Items from a dataset:
════════════════════

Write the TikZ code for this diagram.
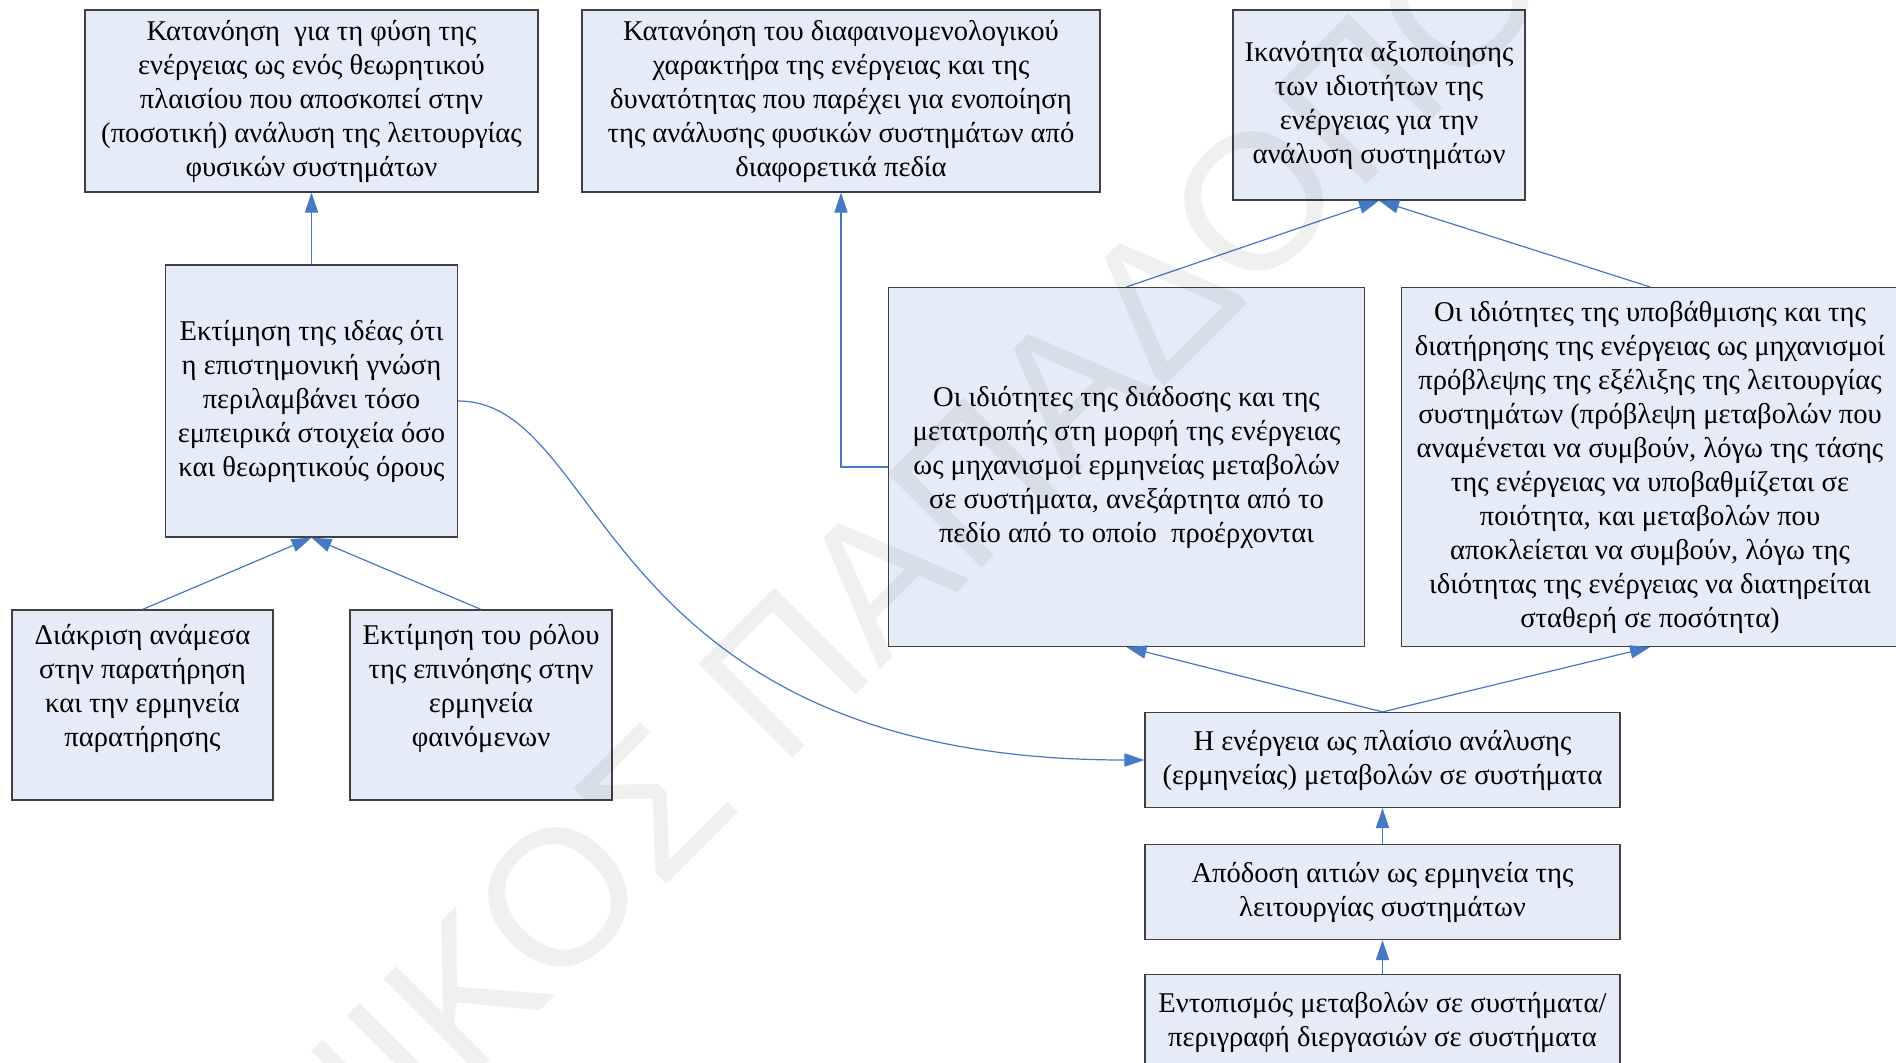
\documentclass[tikz,border=0pt]{standalone}
\usepackage{fontspec}
\setmainfont{Liberation Serif}
\newfontfamily\wmfont{Liberation Sans}
\usetikzlibrary{arrows.meta}

\definecolor{boxfill}{RGB}{230,236,247}
\definecolor{boxline}{RGB}{64,64,64}
\definecolor{linkblue}{RGB}{70,120,196}

\tikzset{
  box/.style={draw=boxline, fill=boxfill, line width=0.6pt, inner sep=2pt,
    align=center, font=\fontsize{14.3pt}{17pt}\selectfont},
  boxtext/.style={inner sep=0pt, align=center, font=\fontsize{14.3pt}{17pt}\selectfont},
  link/.style={draw=linkblue, line width=0.6pt},
  arr/.style={link, -{Triangle[length=10pt,width=6.6pt]}},
  wm/.style={inner sep=0pt, text=black, text opacity=0.06,
    font=\wmfont\fontsize{96.5pt}{100pt}\selectfont}
}

\begin{document}
\begin{tikzpicture}[x=0.5pt, y=-0.5pt]
\useasboundingbox (0,0) rectangle (1896,1062);

% top row
\node[box, minimum width=226.5pt, minimum height=91pt] (tl) at (311.5,101)
  {Κατανόηση\ \ για τη φύση της\\ ενέργειας ως ενός θεωρητικού\\ πλαισίου που αποσκοπεί στην\\ (ποσοτική) ανάλυση της λειτουργίας\\ φυσικών συστημάτων};
\node[box, minimum width=259pt, minimum height=91pt] (tm) at (841,101)
  {Κατανόηση του διαφαινομενολογικού\\ χαρακτήρα της ενέργειας και της\\ δυνατότητας που παρέχει για ενοποίηση\\ της ανάλυσης φυσικών συστημάτων από\\ διαφορετικά πεδία};
\node[box, minimum width=146pt, minimum height=95pt] (tr) at (1379,105)
  {Ικανότητα αξιοποίησης\\ των ιδιοτήτων της\\ ενέργειας για την\\ ανάλυση συστημάτων};

% middle row
\node[box, minimum width=146pt, minimum height=136pt] (ml) at (311.5,401)
  {Εκτίμηση της ιδέας ότι\\ η επιστημονική γνώση\\ περιλαμβάνει τόσο\\ εμπειρικά στοιχεία όσο\\ και θεωρητικούς όρους};
\node[box, minimum width=238pt, minimum height=179.5pt] (mm) at (1126.5,467)
  {Οι ιδιότητες της διάδοσης και της\\ μετατροπής στη μορφή της ενέργειας\\ ως μηχανισμοί ερμηνείας μεταβολών\\ σε συστήματα, ανεξάρτητα από το\\ πεδίο από το οποίο\ \ προέρχονται};
\node[box, minimum width=248.5pt, minimum height=179.5pt] (mr) at (1650,467)
  {Οι ιδιότητες της υποβάθμισης και της\\ διατήρησης της ενέργειας ως μηχανισμοί\\ πρόβλεψης της εξέλιξης της λειτουργίας\\ συστημάτων (πρόβλεψη μεταβολών που\\ αναμένεται να συμβούν, λόγω της τάσης\\ της ενέργειας να υποβαθμίζεται σε\\ ποιότητα, και μεταβολών που\\ αποκλείεται να συμβούν, λόγω της\\ ιδιότητας της ενέργειας να διατηρείται\\ σταθερή σε ποσότητα)};

% lower left pair (text sits high in the box)
\node[box, minimum width=130.5pt, minimum height=95pt] (bla) at (142.5,705) {};
\node[boxtext] (blat) at (142.5,688)
  {Διάκριση ανάμεσα\\ στην παρατήρηση\\ και την ερμηνεία\\ παρατήρησης};
\node[box, minimum width=131pt, minimum height=95pt] (blb) at (481,705) {};
\node[boxtext] (blbt) at (481,688)
  {Εκτίμηση του ρόλου\\ της επινόησης στην\\ ερμηνεία\\ φαινόμενων};

% lower right column
\node[box, minimum width=237.5pt, minimum height=47.5pt] (fw) at (1382.5,760)
  {Η ενέργεια ως πλαίσιο ανάλυσης\\ (ερμηνείας) μεταβολών σε συστήματα};
\node[box, minimum width=237.5pt, minimum height=47.5pt] (cause) at (1382.5,892)
  {Απόδοση αιτιών ως ερμηνεία της\\ λειτουργίας συστημάτων};
\node[box, minimum width=237.5pt, minimum height=47.5pt] (detect) at (1382.5,1022)
  {Εντοπισμός μεταβολών σε συστήματα/\\ περιγραφή διεργασιών σε συστήματα};

% connectors
\draw[arr] (ml.north) -- (tl.south);
\draw[arr] (bla.north) -- (ml.south);
\draw[arr] (blb.north) -- (ml.south);
\draw[arr] (mm.west) -| (tm.south);
\draw[arr] (mm.north) -- (tr.south);
\draw[arr] (mr.north) -- (tr.south);
\draw[arr] (fw.north) -- (mm.south);
\draw[arr] (fw.north) -- (mr.south);
\draw[arr] (cause.north) -- (fw.south);
\draw[arr] (detect.north) -- (cause.south);
\draw[arr] (ml.east) .. controls +(150,0) and +(-549,0) .. (fw.west);

% watermark
\node[wm, rotate=45, anchor=base west] (wmark) at (329.3,1221.4) {ΝΙΚΟΣ ΠΑΠΑΔΟΠΟΥΛΟΣ};
\end{tikzpicture}
\end{document}
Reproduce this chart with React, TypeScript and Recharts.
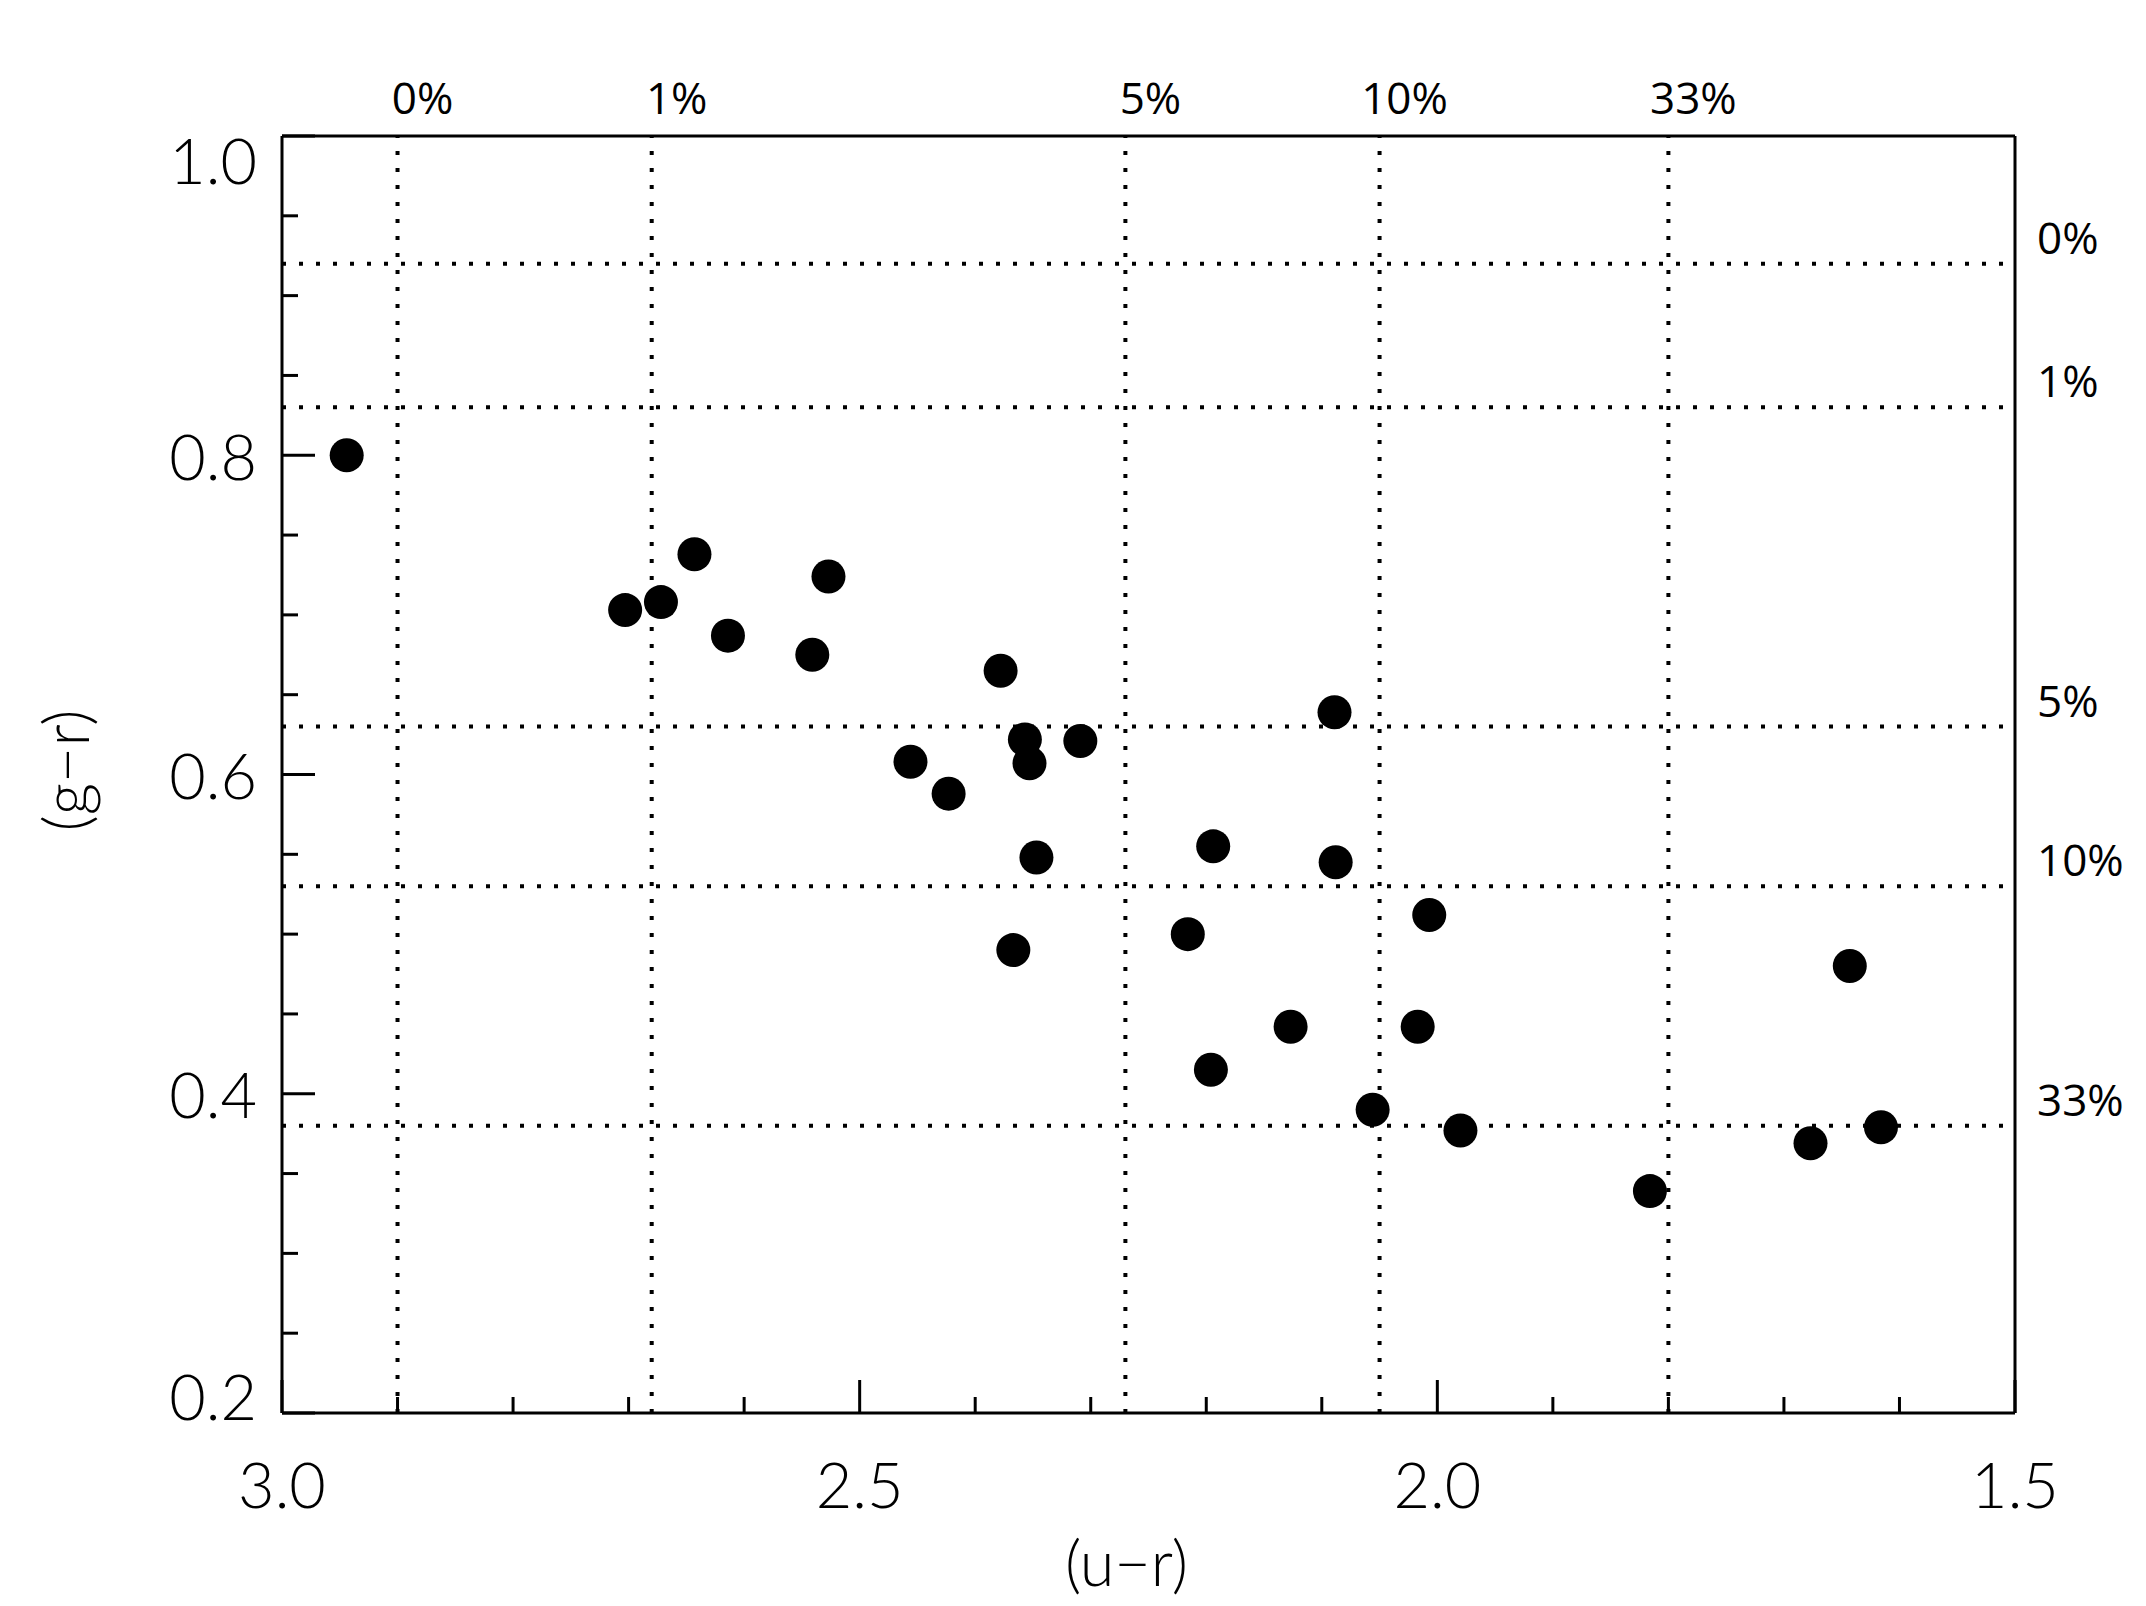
import React from "react";
import {
  ScatterChart,
  Scatter,
  XAxis,
  YAxis,
  ReferenceLine,
} from "recharts";

// (u-r) vs (g-r) colour-colour diagram
const uMinusR = [
  2.944, 2.703, 2.672, 2.643, 2.614, 2.527, 2.541, 2.378, 2.456, 2.423,
  2.357, 2.353, 2.309, 2.347, 2.367, 2.089, 2.194, 2.088, 2.216, 2.196,
  2.127, 2.007, 2.017, 2.056, 1.98, 1.816, 1.643, 1.677, 1.616,
];
const gMinusR = [
  0.8, 0.703, 0.708, 0.738, 0.687, 0.724, 0.675, 0.665, 0.608, 0.588,
  0.622, 0.607, 0.621, 0.548, 0.49, 0.639, 0.555, 0.545, 0.5, 0.415,
  0.442, 0.512, 0.442, 0.39, 0.377, 0.339, 0.48, 0.369, 0.379,
];

// contamination thresholds
const xCutValues = [2.9, 2.68, 2.27, 2.05, 1.8];
const xCutLabels = ["0%", "1%", "5%", "10%", "33%"];
const yCutValues = [0.92, 0.83, 0.63, 0.53, 0.38];
const yCutLabels = ["0%", "1%", "5%", "10%", "33%"];

const xDomain = [1.5, 3.0];
const yDomain = [0.2, 1.0];
const xMajorTicks = [1.5, 2.0, 2.5, 3.0];
const xAllTicks = [1.5, 1.6, 1.7, 1.8, 1.9, 2.0, 2.1, 2.2, 2.3, 2.4, 2.5, 2.6, 2.7, 2.8, 2.9, 3.0];
const yMajorTicks = [0.2, 0.4, 0.6, 0.8, 1.0];
const yAllTicks = [0.2, 0.25, 0.3, 0.35, 0.4, 0.45, 0.5, 0.55, 0.6, 0.65, 0.7, 0.75, 0.8, 0.85, 0.9, 0.95, 1.0];

const points = uMinusR.map((u, i) => ({ u, g: gMinusR[i] }));

const axisFont = "Lato, 'DejaVu Sans', sans-serif";
const pctFont = "'Open Sans', Lato, sans-serif";
const MAJOR = 33;
const MINOR = 16;
const axisLine = { stroke: "#000", strokeWidth: 3 };
const dotted = { stroke: "#000", strokeWidth: 4, strokeDasharray: "4 13" };

const fmt = (v: number) => v.toFixed(1);

function BottomTick({ x, y, payload }: any) {
  const major = xMajorTicks.includes(payload.value);
  return (
    <g>
      <line x1={x} x2={x} y1={y} y2={y - (major ? MAJOR : MINOR)} stroke="#000" strokeWidth={3} />
      {major && (
        <text x={x} y={y + 95} textAnchor="middle" fontSize={63} fontFamily={axisFont} fontWeight={300} fill="#000">
          {fmt(payload.value)}
        </text>
      )}
    </g>
  );
}

function TopTick({ x, y, payload }: any) {
  const major = xMajorTicks.includes(payload.value);
  return <line x1={x} x2={x} y1={y} y2={y + (major ? MAJOR : MINOR)} stroke="#000" strokeWidth={3} />;
}

function LeftTick({ x, y, payload }: any) {
  const major = yMajorTicks.includes(payload.value);
  const shift = payload.value === yDomain[1] ? 25 : payload.value === yDomain[0] ? -16 : 2;
  return (
    <g>
      <line x1={x} x2={x + (major ? MAJOR : MINOR)} y1={y} y2={y} stroke="#000" strokeWidth={3} />
      {major && (
        <text x={x - 25} y={y + shift} dy="0.36em" textAnchor="end" fontSize={63} fontFamily={axisFont} fontWeight={300} fill="#000">
          {fmt(payload.value)}
        </text>
      )}
    </g>
  );
}

function RightTick({ x, y, payload }: any) {
  const major = yMajorTicks.includes(payload.value);
  return <line x1={x} x2={x - (major ? MAJOR : MINOR)} y1={y} y2={y} stroke="#000" strokeWidth={3} />;
}

const topLabel = (text: string) => (props: any) => {
  const vb = props.viewBox;
  return (
    <text x={vb.x + 25} y={vb.y - 22} textAnchor="middle" fontSize={44} fontFamily={pctFont} fill="#000">
      {text}
    </text>
  );
};

const rightLabel = (text: string) => (props: any) => {
  const vb = props.viewBox;
  return (
    <text x={vb.x + vb.width + 22} y={vb.y - 10} textAnchor="start" fontSize={44} fontFamily={pctFont} fill="#000">
      {text}
    </text>
  );
};

const yTitle = (props: any) => {
  const vb = props.viewBox;
  const cx = 56;
  const cy = vb.y + vb.height / 2 - 4;
  return (
    <text
      x={cx}
      y={cy}
      transform={`rotate(-90 ${cx} ${cy})`}
      textAnchor="middle"
      dominantBaseline="central"
      fontSize={63}
      fontFamily={axisFont}
      fontWeight={300}
      fill="#000"
    >
      (g−r)
    </text>
  );
};

function Dot(props: any) {
  return <circle cx={props.cx} cy={props.cy} r={17} fill="#000" />;
}

export default function App() {
  return (
    <div style={{ width: 2130, height: 1590, background: "#fff" }}>
      <ScatterChart width={2130} height={1590} margin={{ top: 0, right: 0, bottom: 0, left: 0 }}>
        <XAxis
          xAxisId="bottom"
          dataKey="u"
          type="number"
          domain={xDomain}
          reversed
          ticks={xAllTicks}
          interval={0}
          height={185}
          tickSize={0}
          tickMargin={0}
          axisLine={axisLine}
          tick={<BottomTick />}
          label={{ value: "(u−r)", position: "insideBottom", offset: 12, fontSize: 63, fontFamily: axisFont, fontWeight: 300, fill: "#000", dx: -22 }}
        />
        <XAxis
          xAxisId="top"
          orientation="top"
          type="number"
          domain={xDomain}
          reversed
          ticks={xAllTicks}
          interval={0}
          height={128}
          tickSize={0}
          tickMargin={0}
          axisLine={axisLine}
          tick={<TopTick />}
        />
        <YAxis
          yAxisId="left"
          dataKey="g"
          type="number"
          domain={yDomain}
          ticks={yAllTicks}
          interval={0}
          width={274}
          tickSize={0}
          tickMargin={0}
          axisLine={axisLine}
          tick={<LeftTick />}
          label={{ content: yTitle }}
        />
        <YAxis
          yAxisId="right"
          orientation="right"
          type="number"
          domain={yDomain}
          ticks={yAllTicks}
          interval={0}
          width={123}
          tickSize={0}
          tickMargin={0}
          axisLine={axisLine}
          tick={<RightTick />}
        />
        {xCutValues.map((v, i) => (
          <ReferenceLine key={"vx" + i} x={v} xAxisId="bottom" yAxisId="left" {...dotted} label={topLabel(xCutLabels[i])} />
        ))}
        {yCutValues.map((v, i) => (
          <ReferenceLine key={"hy" + i} y={v} xAxisId="bottom" yAxisId="left" {...dotted} label={rightLabel(yCutLabels[i])} />
        ))}
        <Scatter data={points} xAxisId="bottom" yAxisId="left" fill="#000" shape={<Dot />} isAnimationActive={false} />
      </ScatterChart>
    </div>
  );
}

════════════════════

◆ PROBLEM DETAILS: Pull out every line in the data above that has the word "this".

◆ WRITTEN REPLY:
Write the TikZ code for this diagram.
Reproduce this chart with React, TypeScript and Recharts.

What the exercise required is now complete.